Up relatively early considering it was a day off, and down to a tools shop I’d noticed on the main road, about ten minutes walk from The Bunglalows, to but some gardening tools. I got a rake, a hoe, a trowel and a spade (the pointed sort with no T bar on the shaft, which you never see in the West), all for the equivalent of £7.
At the back of our bungalow – and indeed all the others – is a turfed area, with a few trees. Beyond that there’s a wall, probably 10 yards away, and the width of the bungalow is probably about the same, so I’ve got 100 square yards of potential garden.
This was something I’d thrown into the ring way back at the interview, and could indeed be described as the clincher. Being a keen allotment holder back home, I’ve been intrigued by the prospect of gardening out here since my first trip in 2004. I’d have my own garden I was told. When I mentioned it to LM, he said I’d better clear it with higher management, and so I took the opportunity of bringing it up at the meeting we had in the first week with DoS and HD. “It’s your garden,” said the latter, “do what you want with it.”
And so I got down to it this morning, chopping up the newly-rooted turf with the hoe, and peeling it off with the spade. As I was standing by the wall trying to get the line right, I noticed a man with a paunch and an expensive hair-do, who greeted me and introduced himself as Big Cheese, the landlord. We chatted for ten minutes about the quality of vegetables here, the prospects of the site’s palm trees transplanted from Egypt, and the identities of the gardners. I askewd what the site had been before, and he told me that it was all rocky ground, and that the topsoil (about 1 ½ metres deep, he said,) came from a fertile area 100km south called Spring Valley. He also told me that the gardener had plenty of a nitrogen bearing substance if I needed it. He pronounced himself delighted that I was making a garden, and said he hoped that others would too.

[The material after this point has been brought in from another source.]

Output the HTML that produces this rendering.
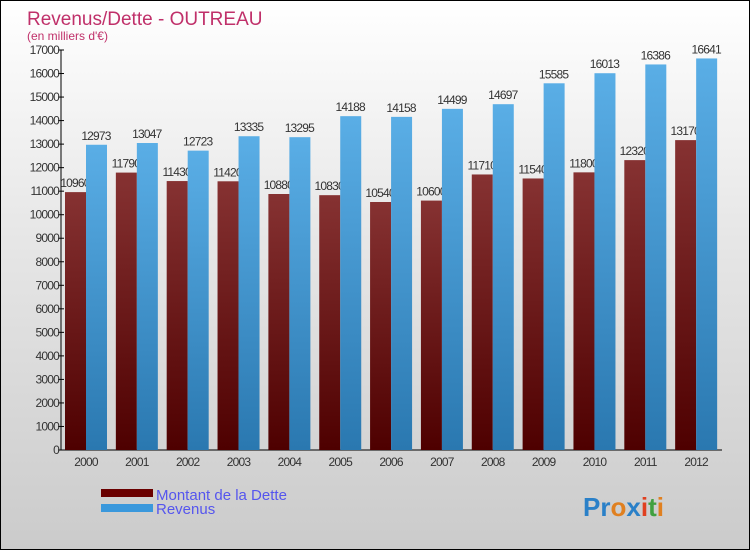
<!DOCTYPE html>
<html><head><meta charset="utf-8"><style>
body{margin:0;width:750px;height:550px;overflow:hidden;font-family:"Liberation Sans",sans-serif}
#wrap{position:relative;width:748px;height:548px;border:1px solid #000;background:linear-gradient(#ffffff,#e8e8e8 40%,#cbcbcb)}
svg text{font-family:"Liberation Sans",sans-serif}
</style></head><body>
<div id="wrap">
<svg id="chart" width="748" height="548">
<defs>
<linearGradient id="gd" x1="0" y1="0" x2="0" y2="1"><stop offset="0" stop-color="#863232"/><stop offset="1" stop-color="#4e0000"/></linearGradient>
<linearGradient id="gr" x1="0" y1="0" x2="0" y2="1"><stop offset="0" stop-color="#5aaee6"/><stop offset="1" stop-color="#2a78b0"/></linearGradient>
</defs>
<text x="26" y="24" font-size="19" fill="#c0306a">Revenus/Dette - OUTREAU</text>
<text x="26" y="39" font-size="12" fill="#c0306a">(en milliers d'€)</text>
<g id="ax"></g><g id="bars"></g>
<rect x="100" y="488" width="52" height="8" fill="#6a0000"/>
<rect x="100" y="503" width="52" height="8" fill="#3a98dc"/>
<text x="155" y="499" font-size="15" fill="#5555ee">Montant de la Dette</text>
<text x="155" y="513" font-size="15" fill="#5555ee">Revenus</text>
<text x="582" y="515" font-size="26" font-weight="bold"><tspan fill="#2a80c8">Pr</tspan><tspan fill="#e08020">o</tspan><tspan fill="#2a80c8">x</tspan><tspan fill="#e04020">i</tspan><tspan fill="#40a040">t</tspan><tspan fill="#e08020">i</tspan></text>
</svg></div>
<script>
const years=["2000","2001","2002","2003","2004","2005","2006","2007","2008","2009","2010","2011","2012"];
const dette=[10960,11790,11430,11420,10880,10830,10540,10600,11710,11540,11800,12320,13170];
const revenus=[12973,13047,12723,13335,13295,14188,14158,14499,14697,15585,16013,16386,16641];
const yTicks=[0,1000,2000,3000,4000,5000,6000,7000,8000,9000,10000,11000,12000,13000,14000,15000,16000,17000];
const NS="http://www.w3.org/2000/svg";
const x0=60,x1=721,y0=449,yMax=17000,ph=400;
const y=v=>y0-v/yMax*ph;
const gw=(x1-x0)/years.length;
function mk(t,a,p){const e=document.createElementNS(NS,t);for(const k in a)e.setAttribute(k,a[k]);p.appendChild(e);return e;}
const ax=document.getElementById('ax'),bars=document.getElementById('bars');
const yl=mk('line',{x1:x0,y1:y(yMax),x2:x0,y2:y0,stroke:'#000'},ax);


const xl=mk('line',{x1:x0,y1:y0,x2:x1,y2:y0,stroke:'#000'},ax);


yTicks.forEach(v=>{
 mk('line',{x1:x0-3,y1:y(v),x2:x0+3,y2:y(v),stroke:'#000'},ax);
 const t=mk('text',{x:x0-2,y:y(v)+4,'font-size':12,'text-anchor':'end',fill:'#333','letter-spacing':'-0.8'},ax);
 t.textContent=v;
 
 
});
years.forEach((yr,i)=>{
 const gx=x0+gw*i+4;
 const bd=mk('rect',{x:gx,y:y(dette[i]),width:21,height:y0-y(dette[i]),fill:'url(#gd)'},bars);
 
 
 const td=mk('text',{x:gx+10,y:y(dette[i])-5,'font-size':12,'text-anchor':'middle',fill:'#333','letter-spacing':'-0.8'},bars);
 td.textContent=dette[i];
 
 
 const br=mk('rect',{x:gx+21,y:y(revenus[i]),width:21,height:y0-y(revenus[i]),fill:'url(#gr)'},bars);
 
 
 const tr=mk('text',{x:gx+31,y:y(revenus[i])-5,'font-size':12,'text-anchor':'middle',fill:'#333','letter-spacing':'-0.8'},bars);
 tr.textContent=revenus[i];
 
 
 const tx=mk('text',{x:gx+21,y:y0+16,'font-size':12,'text-anchor':'middle',fill:'#333','letter-spacing':'-0.8'},ax);
 tx.textContent=yr;
 
 
});
</script>
</body></html>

He buggered off, and I got chatting to LM, who’s been eying another bungalow and secured my help with moving his stuff later this afternoon. I got back to lifting the turf for a bit, and then Ahmed appeared, wanting to know what I was doing and suggesting that the architect wouldn’t be too happy. Restraining myself from saying “fuck the architect” I pointed out that the owner of the site was contented, and that settled his hash. I got back to the turf lifting, and then Reza turned up and queried what I was doing and foreseeing problems, blah, blah fucking blah, which I told him to take up with the management and with the landlord if he didn’t like it – I said it with a bit of heat, I regret to say. It’s amazing how a reference to higher authority will stop a busy body in his tracks.
In retrospect, however, I’m simply pleased that the first interruption came from Big Cheese, the one person who could give a definitive blessing or not to the idea. So that’s sorted and, fuck the lot of them.
I didn’t get too much done, what with all the interruptions, and with LM’s bungalow move. I can’t see what he’s doing it for, really, they’re all alike. Nevertheless, I must admit to a wee bit of heard mentality, thinking “if he’s moving, maybe I should..?” But I’ll refrain, especially as I’ve started on the garden. KST is wanting to move too, on to the other side of the site, “because it gets more of the sun”. That’s just daft, the sort of thing my mother would reasonably want back in Blighty. In a few weeks from now, he’ll be glad to get away from the bloody sun.
Whilst doing the removal job, two new teachers – leadership and management, not English – and an IT bloke, arrived from the airport. We shook hands and introduced ourselves. They had that wide-eyed, tired but eager to please, trying to take everything in, kind of look that no doubt all new arrivals will and which I had a just two and a half weeks ago.
Into town later with LM, I wanted to buy a set of PC speakers, and get my Sony Eriksson k800i phone unlocked so that I could use a local sim card. The speakers were easily got for £12. The unlocking meant a trip to Madhar St, 2KM given over entirely to mobile phone shops. It was an eye-opener. Which shop out of hundreds? So of course I chose one almost at random (to narrow the search down I’d gone off the main street, but our taxi driver advised against that, suggesting there were better shops in the main drag. So we went into a place where a young man was counting an enormous wedge of wonga. “Just a minute”, and when he’d finished gave me 60% of his attention, because young men were in and out of the place all the time, asking questions, bringing in second hand phones to sell. He told me that he’d recently got back from Iran, where he’d been learning English He rang a friend, who came and took my phone away “for software”. It came back after 40 minutes, all working hunky dory and costing £10.